In our previous study of Ln(M₀/M) vs time plots [1], it showed gradual increases in conversion over time and linear first-order kinetics. In Fig. 2, GPC traces of the SI ATRP of St from two different TOCN-Br samples were recorded in various periods of reaction time. Clear changes in molecular weight (values of M_n increased to ca. 20 k) and narrow unimodal GPC peaks (Đ≤1.1) are clearly evident from the onset of the reactions. The influence of the content of immobilized initiating groups on the reaction kinetics was negligible. The results depicted a typical RDRP fashion, implying successful SI ATRPs could be achieved in the presence of TOCNs presenting neutral carboxylic acid sodium salt groups.

Fig. 2.

GPC traces of the products of surface0initiated atom transfer radical polymerization (SI ATRP) with styrene (St) in the presence of (a) TOCN-Br2 (Br atoms with 7.02 wt%) and (b) TOCN-Br3 (Br atoms with 8.70 wt%). Conditions were referred to Ref. [1, Figure 9] (TOCN-Br: TEMPO-oxidized cellulosed nanofibrils with bromoisobutyrate ATRP initiating site; M_n: number-average molecular weight; Đ: molecular weight distribution).

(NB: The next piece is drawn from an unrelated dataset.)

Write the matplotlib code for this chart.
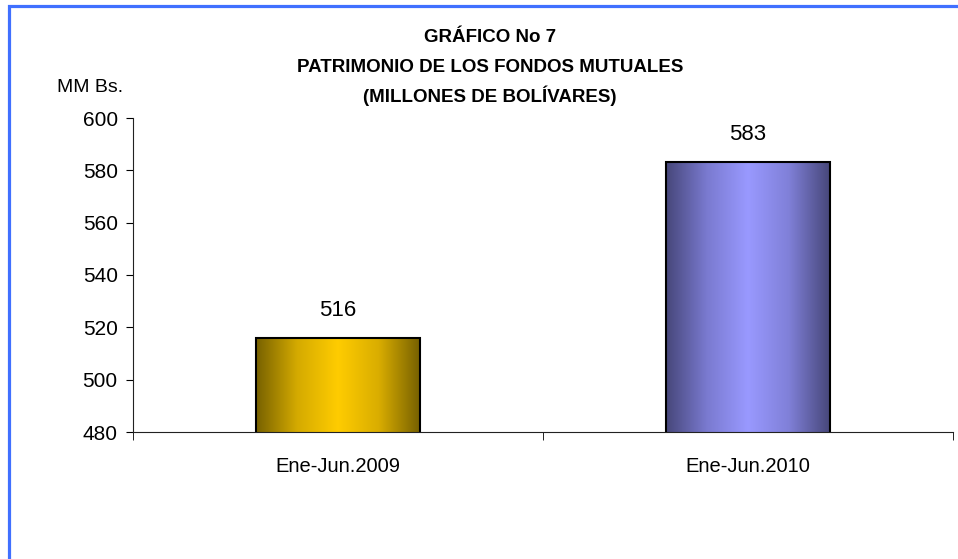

1.6. Contact angle measurements

Dried samples were pressed at ca. 50 psi to obtain flat platelets under ambient and dried in vacuum prior to measure CAs using a KRÜSS G10 instrument. As shown in Fig. 3, CA images of the various samples after various measuring times were displayed. Obvious reversibility between hydrophilicity and hydrophobicity in a certain period of time was observed. This reversibility has demonstrated its effectiveness on the adsorbing organic compounds and metal ions in aqueous media [1].

Fig. 3.

Images and CAs (deg) of (nano)celluloses after various static measuring times (N: TOCN; A–D: samples were from Ref. [1, Table 3]; s: sec; m: min).